• Your instructions: From the line with "Reproduce this chart with Observable Plot." to the line with "const W = 1645, H = 723;", both included, repeat each line exactly and leave out the pictures.

━━ Material for the task ━━

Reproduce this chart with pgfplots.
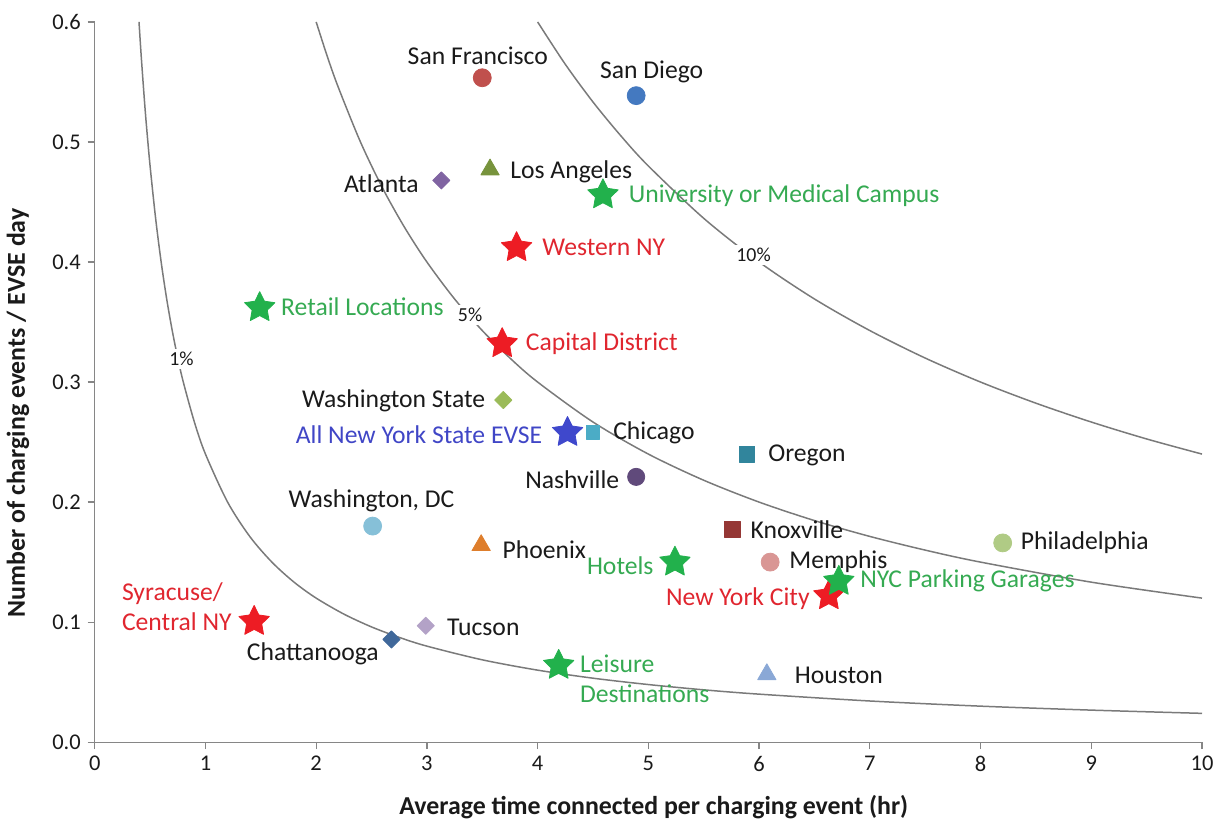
\documentclass[border=0pt]{standalone}
\usepackage{fontspec}
\setmainfont{Carlito}
\usepackage{pgfplots}
\pgfplotsset{compat=1.18}

\definecolor{axgray}{HTML}{868686}
\definecolor{curvegray}{HTML}{7A7A7A}
\definecolor{txtblack}{HTML}{1A1A1A}
\definecolor{stargreen}{HTML}{22B14C}
\definecolor{starred}{HTML}{ED1C24}
\definecolor{starblue}{HTML}{3F48CC}
\definecolor{txtgreen}{HTML}{35AA52}
\definecolor{txtred}{HTML}{E0262F}
\definecolor{txtblue}{HTML}{4046C6}
\definecolor{cSF}{HTML}{C0504D}
\definecolor{cSD}{HTML}{4479C0}
\definecolor{cLA}{HTML}{77933C}
\definecolor{cATL}{HTML}{8064A2}
\definecolor{cWAS}{HTML}{9BBB59}
\definecolor{cCHI}{HTML}{4BACC6}
\definecolor{cORE}{HTML}{31859C}
\definecolor{cNASH}{HTML}{604A7B}
\definecolor{cDC}{HTML}{86C0D8}
\definecolor{cKNOX}{HTML}{953735}
\definecolor{cPHIL}{HTML}{B0CB85}
\definecolor{cPHX}{HTML}{DE7E2C}
\definecolor{cMEM}{HTML}{D99694}
\definecolor{cTUC}{HTML}{B3A2C7}
\definecolor{cCHA}{HTML}{40689A}
\definecolor{cHOU}{HTML}{8AA8D6}

% filled five-pointed star
\pgfdeclareplotmark{fstar}{%
  \pgfpathmoveto{\pgfpointpolar{90}{\pgfplotmarksize}}%
  \pgfpathlineto{\pgfpointpolar{126}{0.5\pgfplotmarksize}}%
  \pgfpathlineto{\pgfpointpolar{162}{\pgfplotmarksize}}%
  \pgfpathlineto{\pgfpointpolar{198}{0.5\pgfplotmarksize}}%
  \pgfpathlineto{\pgfpointpolar{234}{\pgfplotmarksize}}%
  \pgfpathlineto{\pgfpointpolar{270}{0.5\pgfplotmarksize}}%
  \pgfpathlineto{\pgfpointpolar{306}{\pgfplotmarksize}}%
  \pgfpathlineto{\pgfpointpolar{342}{0.5\pgfplotmarksize}}%
  \pgfpathlineto{\pgfpointpolar{18}{\pgfplotmarksize}}%
  \pgfpathlineto{\pgfpointpolar{54}{0.5\pgfplotmarksize}}%
  \pgfpathclose
  \pgfusepathqfillstroke}
% square diamond
\pgfdeclareplotmark{rdiamond}{%
  \pgfpathmoveto{\pgfqpoint{0pt}{\pgfplotmarksize}}%
  \pgfpathlineto{\pgfqpoint{\pgfplotmarksize}{0pt}}%
  \pgfpathlineto{\pgfqpoint{0pt}{-\pgfplotmarksize}}%
  \pgfpathlineto{\pgfqpoint{-\pgfplotmarksize}{0pt}}%
  \pgfpathclose
  \pgfusepathqfillstroke}

\tikzset{
	lbl/.style={font=\fontsize{12.9}{15}\selectfont,text=txtblack,inner sep=0pt},
	pct/.style={font=\fontsize{10}{11}\selectfont,text=txtblack,fill=white,inner sep=1.5pt},
}

\begin{document}
\begin{tikzpicture}
\begin{axis}[
	scale only axis,width=555bp,height=361bp,
	xmin=0,xmax=10,ymin=0,ymax=0.6,
	clip=false,
	axis x line*=bottom,axis y line*=left,
	axis line style={axgray,line width=0.6bp},
	tick style={axgray,line width=0.6bp},
	tick align=outside,major tick length=3.5bp,
	xtick={0,1,2,3,4,5,6,7,8,9,10},
	ytick={0,0.1,0.2,0.3,0.4,0.5,0.6},
	yticklabel style={/pgf/number format/.cd,fixed,fixed zerofill,precision=1},
	/pgf/number format/assume math mode=true,
	tick label style={font=\fontsize{11.3}{13}\selectfont,text=txtblack},
	xlabel={Average time connected per charging event (hr)},
	ylabel={Number of charging events / EVSE day},
	label style={font=\bfseries\fontsize{13}{15}\selectfont,text=txtblack},
	xlabel style={at={(axis description cs:0.505,-0.0905)},anchor=center},
	ylabel style={at={(axis description cs:-0.0694,0.457)},anchor=center},
	every axis plot/.append style={line join=round},
]
% utilisation curves
\addplot[curvegray,line width=0.75bp,smooth] coordinates {
	(0.4,0.6) (0.42,0.5714) (0.45,0.5333) (0.47,0.5106) (0.5,0.48) (0.55,0.4364)
	(0.6,0.4) (0.65,0.3692) (0.7,0.3429) (0.75,0.32) (0.8,0.3) (0.9,0.2667)
	(1.0,0.24) (1.2,0.2) (1.4,0.1714) (1.6,0.15) (1.8,0.1333) (2.0,0.12)
	(2.25,0.1067) (2.5,0.096) (2.75,0.0873) (3,0.08) (3.5,0.0686) (4,0.06)
	(4.5,0.0533) (5,0.048) (5.5,0.0436) (6,0.04) (7,0.0343) (8,0.03) (9,0.0267) (10,0.024)};
\addplot[curvegray,line width=0.75bp,smooth] coordinates {
	(2,0.6) (2.1,0.5714) (2.2,0.5455) (2.4,0.5) (2.6,0.4615) (2.8,0.4286)
	(3,0.4) (3.25,0.3692) (3.5,0.3429) (3.75,0.32) (4,0.3) (4.5,0.2667)
	(5,0.24) (5.5,0.2182) (6,0.2) (6.5,0.1846) (7,0.1714) (7.5,0.16)
	(8,0.15) (9,0.1333) (10,0.12)};
\addplot[curvegray,line width=0.75bp,smooth] coordinates {
	(4,0.6) (4.25,0.5647) (4.5,0.5333) (4.75,0.5053) (5,0.48) (5.5,0.4364)
	(6,0.4) (6.5,0.3692) (7,0.3429) (7.5,0.32) (8,0.3) (8.5,0.2824)
	(9,0.2667) (9.5,0.2526) (10,0.24)};
\node[pct] at (axis cs:0.784,0.319) {1\%};
\node[pct] at (axis cs:3.39,0.3557) {5\%};
\node[pct] at (axis cs:5.95,0.4056) {10\%};

% cities
\addplot[only marks,mark=*,mark size=4.5bp,draw=cSF,fill=cSF] coordinates {(3.50,0.5535)};
\addplot[only marks,mark=*,mark size=4.5bp,draw=cSD,fill=cSD] coordinates {(4.89,0.5386)};
\addplot[only marks,mark=triangle*,mark size=5.3bp,draw=cLA,fill=cLA] coordinates {(3.57,0.477)};
\addplot[only marks,mark=rdiamond,mark size=4.3bp,draw=cATL,fill=cATL] coordinates {(3.13,0.468)};
\addplot[only marks,mark=rdiamond,mark size=4.3bp,draw=cWAS,fill=cWAS] coordinates {(3.69,0.285)};
\addplot[only marks,mark=square*,mark size=3.3bp,draw=cCHI,fill=cCHI] coordinates {(4.50,0.258)};
\addplot[only marks,mark=square*,mark size=4bp,draw=cORE,fill=cORE] coordinates {(5.89,0.240)};
\addplot[only marks,mark=*,mark size=4.3bp,draw=cNASH,fill=cNASH] coordinates {(4.89,0.221)};
\addplot[only marks,mark=*,mark size=4.5bp,draw=cDC,fill=cDC] coordinates {(2.51,0.180)};
\addplot[only marks,mark=square*,mark size=4bp,draw=cKNOX,fill=cKNOX] coordinates {(5.76,0.177)};
\addplot[only marks,mark=*,mark size=4.5bp,draw=cPHIL,fill=cPHIL] coordinates {(8.20,0.166)};
\addplot[only marks,mark=triangle*,mark size=5.3bp,draw=cPHX,fill=cPHX] coordinates {(3.49,0.164)};
\addplot[only marks,mark=*,mark size=4.5bp,draw=cMEM,fill=cMEM] coordinates {(6.10,0.150)};
\addplot[only marks,mark=rdiamond,mark size=4.3bp,draw=cTUC,fill=cTUC] coordinates {(2.99,0.097)};
\addplot[only marks,mark=rdiamond,mark size=4.3bp,draw=cCHA,fill=cCHA] coordinates {(2.68,0.0856)};
\addplot[only marks,mark=triangle*,mark size=5.3bp,draw=cHOU,fill=cHOU] coordinates {(6.07,0.0565)};

% New York State groups
\addplot[only marks,mark=fstar,mark size=8bp,draw=stargreen,fill=stargreen] coordinates {(4.59,0.456) (1.49,0.362) (5.24,0.150) (4.19,0.064)};
\addplot[only marks,mark=fstar,mark size=8bp,draw=starred,fill=starred] coordinates {(3.81,0.412) (3.68,0.332) (6.63,0.122) (1.44,0.1006)};
\addplot[only marks,mark=fstar,mark size=8bp,draw=stargreen,fill=stargreen] coordinates {(6.72,0.134)};
\addplot[only marks,mark=fstar,mark size=8bp,draw=starblue,fill=starblue] coordinates {(4.27,0.258)};

% labels
\node[lbl] at (axis cs:3.46,0.572) {San Francisco};
\node[lbl] at (axis cs:5.03,0.558) {San Diego};
\node[lbl,anchor=west] at (axis cs:3.75,0.475) {Los Angeles};
\node[lbl,anchor=east] at (axis cs:2.93,0.465) {Atlanta};
\node[lbl,anchor=west,text=txtgreen] at (axis cs:4.82,0.455) {University or Medical Campus};
\node[lbl,anchor=west,text=txtred] at (axis cs:4.04,0.412) {Western NY};
\node[lbl,anchor=west,text=txtgreen] at (axis cs:1.68,0.363) {Retail Locations};
\node[lbl,anchor=west,text=txtred] at (axis cs:3.89,0.332) {Capital District};
\node[lbl,anchor=east] at (axis cs:3.53,0.284) {Washington State};
\node[lbl,anchor=east,text=txtblue] at (axis cs:4.045,0.256) {All New York State EVSE};
\node[lbl,anchor=west] at (axis cs:4.68,0.258) {Chicago};
\node[lbl,anchor=west] at (axis cs:6.08,0.2385) {Oregon};
\node[lbl,anchor=east] at (axis cs:4.74,0.219) {Nashville};
\node[lbl] at (axis cs:2.50,0.201) {Washington, DC};
\node[lbl,anchor=west] at (axis cs:5.92,0.177) {Knoxville};
\node[lbl,anchor=west] at (axis cs:8.36,0.166) {Philadelphia};
\node[lbl,anchor=west] at (axis cs:3.68,0.160) {Phoenix};
\node[lbl,anchor=west] at (axis cs:6.27,0.150) {Memphis};
\node[lbl,anchor=east,text=txtgreen] at (axis cs:5.05,0.147) {Hotels};
\node[lbl,anchor=west,text=txtgreen] at (axis cs:6.91,0.1347) {NYC Parking Garages};
\node[lbl,anchor=east,text=txtred] at (axis cs:6.46,0.1197) {New York City};
\node[lbl,anchor=west,text=txtred,align=left] at (axis cs:0.243,0.113) {Syracuse/\\Central NY};
\node[lbl,anchor=west] at (axis cs:3.18,0.0956) {Tucson};
\node[lbl] at (axis cs:1.97,0.074) {Chattanooga};
\node[lbl,anchor=west,text=txtgreen,align=left] at (axis cs:4.38,0.053) {Leisure\\Destinations};
\node[lbl,anchor=west] at (axis cs:6.32,0.0557) {Houston};
\coordinate (bl) at (rel axis cs:0,0);
\end{axis}
\path (bl) ++(-47bp,-38.5bp) rectangle ++(610bp,410.5bp);
\end{tikzpicture}
\end{document}
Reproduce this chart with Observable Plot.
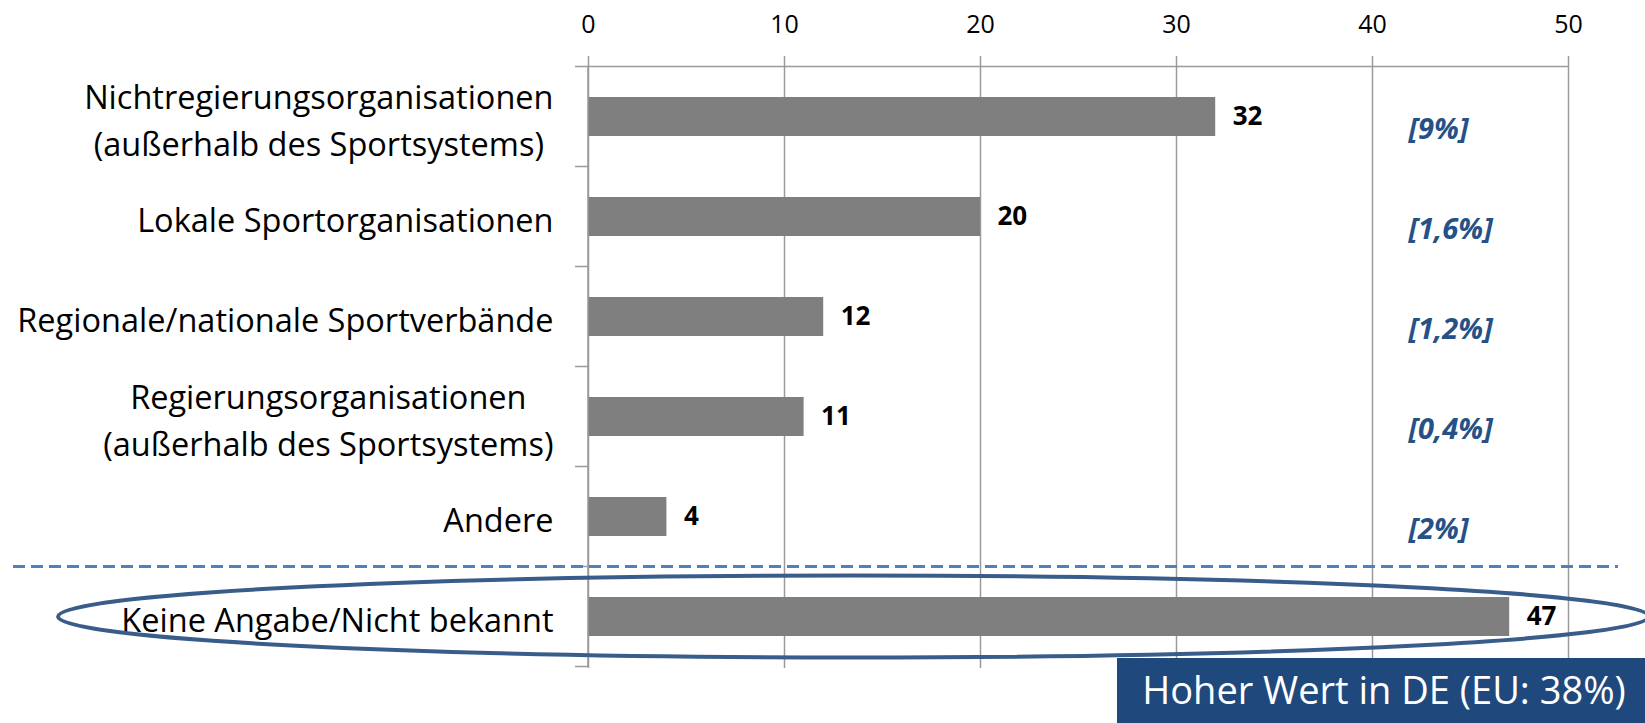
<!DOCTYPE html>
<html>
<head>
<meta charset="utf-8">
<script src="https://cdn.jsdelivr.net/npm/d3@7"></script>
<script src="https://cdn.jsdelivr.net/npm/@observablehq/plot@0.6"></script>
<style>
  html, body { margin: 0; padding: 0; background: #fff; }
  #chart svg { display: block; }
</style>
</head>
<body>
<div id="chart"></div>
<script>
// Organisation types and counts
const categories = [
  "Nichtregierungsorganisationen\n(außerhalb des Sportsystems)",
  "Lokale Sportorganisationen",
  "Regionale/nationale Sportverbände",
  "Regierungsorganisationen\n(außerhalb des Sportsystems)",
  "Andere",
  "Keine Angabe/Nicht bekannt"
];
const values = [32, 20, 12, 11, 4, 47];
// EU comparison shares, shown in the right-hand column
const euShares = ["[9%]", "[1,6%]", "[1,2%]", "[0,4%]", "[2%]", null];
const xTicks = [0, 10, 20, 30, 40, 50];
const euColumnAt = 40;
const highlightNote = "Hoher Wert in DE (EU: 38%)";

const rows = categories.map((category, i) => ({category, value: values[i], eu: euShares[i]}));

const FONT = "'Open Sans', sans-serif";
const W = 1645, H = 723;

const chart = Plot.plot({
  width: W,
  height: H,
  marginLeft: 588,
  marginRight: 77,
  marginTop: 65,
  marginBottom: 55,
  style: {fontFamily: FONT, background: "#fff", overflow: "visible"},
  x: {domain: [0, 50], axis: null},
  y: {domain: categories, paddingInner: 0.61, paddingOuter: 0.305, axis: null},
  marks: [
    // vertical gridlines, poking slightly above the top axis line
    Plot.ruleX(xTicks, {x: d => d, stroke: "#9a9a9a", strokeWidth: 1.5, insetTop: -9}),
    // top tick labels
    Plot.text(xTicks, {x: d => d, frameAnchor: "top", dy: -41, text: d => String(d),
      fontSize: 25, fill: "#000", lineAnchor: "middle"}),
    Plot.barX(rows, {x: "value", y: "category", fill: "#7f7f7f"}),
    // value labels
    Plot.text(rows, {x: "value", y: "category", text: d => String(d.value), textAnchor: "start",
      dx: 17, fontSize: 26, fontWeight: "bold", fill: "#000"}),
    // EU shares
    Plot.text(rows.filter(d => d.eu), {x: () => euColumnAt, y: "category", text: "eu", textAnchor: "start",
      dx: 36, dy: 13, fontSize: 29, fontWeight: "bold", fontStyle: "italic", fill: "#265186"}),
    // category labels (realigned after layout)
    Plot.text(rows, {frameAnchor: "left", y: "category", text: "category", textAnchor: "middle",
      fontSize: 32.5, lineHeight: 1.45, fill: "#000"})
  ]
});

document.getElementById("chart").appendChild(chart);

const svg = d3.select(chart);
const x = chart.scale("x");
const y = chart.scale("y");
const gap = (y.step - y.bandwidth) / 2;
const x0 = x.apply(0);
const plotTop = y.apply(categories[0]) - gap;
const plotBottom = y.apply(categories[categories.length - 1]) + y.bandwidth + gap;

// right-align each category block, centring its lines among themselves
const textGroups = svg.selectAll('g[aria-label="text"]').nodes();
const labelGroup = textGroups[textGroups.length - 1];
d3.select(labelGroup).selectAll("text").each(function () {
  const w = this.getBBox().width;
  const t = this.getAttribute("transform") || "";
  this.setAttribute("transform", `${t} translate(${-w / 2 - 35},0)`);
});

const ann = svg.append("g");
// axis lines
ann.append("line").attr("x1", x0 - 13).attr("x2", x.apply(50)).attr("y1", plotTop).attr("y2", plotTop)
  .attr("stroke", "#9a9a9a").attr("stroke-width", 1.5);
ann.append("line").attr("x1", x0).attr("x2", x0).attr("y1", plotTop).attr("y2", plotBottom)
  .attr("stroke", "#9a9a9a").attr("stroke-width", 1.5);
// category boundary ticks
categories.forEach((c) => {
  const yy = y.apply(c) + y.bandwidth + gap;
  ann.append("line").attr("x1", x0 - 13).attr("x2", x0).attr("y1", yy).attr("y2", yy)
    .attr("stroke", "#9a9a9a").attr("stroke-width", 1.5);
});

// dashed separator before the last category
const sepY = y.apply(categories[categories.length - 1]) - gap;
ann.append("line").attr("x1", 13).attr("x2", 1618).attr("y1", sepY).attr("y2", sepY)
  .attr("stroke", "#4f81bd").attr("stroke-width", 3).attr("stroke-dasharray", "12 6");

// ellipse around the last category
const lastMid = y.apply(categories[categories.length - 1]) + y.bandwidth / 2;
ann.append("ellipse").attr("cx", (58 + W + 4) / 2).attr("cy", lastMid).attr("rx", (W + 4 - 58) / 2).attr("ry", 41)
  .attr("fill", "none").attr("stroke", "#385d8a").attr("stroke-width", 4);

// note box
const boxX = 1117, boxY = 658;
ann.append("rect").attr("x", boxX).attr("y", boxY).attr("width", W - boxX).attr("height", H - boxY)
  .attr("fill", "#1f497d");
ann.append("text").attr("x", 1384).attr("y", 704)
  .attr("text-anchor", "middle")
  .attr("font-family", FONT).attr("font-size", 38).attr("fill", "#fff").text(highlightNote);
</script>
</body>
</html>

━━━

• Result of this task:
Reproduce this chart with Observable Plot.
<!DOCTYPE html>
<html>
<head>
<meta charset="utf-8">
<script src="https://cdn.jsdelivr.net/npm/d3@7"></script>
<script src="https://cdn.jsdelivr.net/npm/@observablehq/plot@0.6"></script>
<style>
  html, body { margin: 0; padding: 0; background: #fff; }
  #chart svg { display: block; }
</style>
</head>
<body>
<div id="chart"></div>
<script>
// Organisation types and counts
const categories = [
  "Nichtregierungsorganisationen\n(außerhalb des Sportsystems)",
  "Lokale Sportorganisationen",
  "Regionale/nationale Sportverbände",
  "Regierungsorganisationen\n(außerhalb des Sportsystems)",
  "Andere",
  "Keine Angabe/Nicht bekannt"
];
const values = [32, 20, 12, 11, 4, 47];
// EU comparison shares, shown in the right-hand column
const euShares = ["[9%]", "[1,6%]", "[1,2%]", "[0,4%]", "[2%]", null];
const xTicks = [0, 10, 20, 30, 40, 50];
const euColumnAt = 40;
const highlightNote = "Hoher Wert in DE (EU: 38%)";

const rows = categories.map((category, i) => ({category, value: values[i], eu: euShares[i]}));

const FONT = "'Open Sans', sans-serif";
const W = 1645, H = 723;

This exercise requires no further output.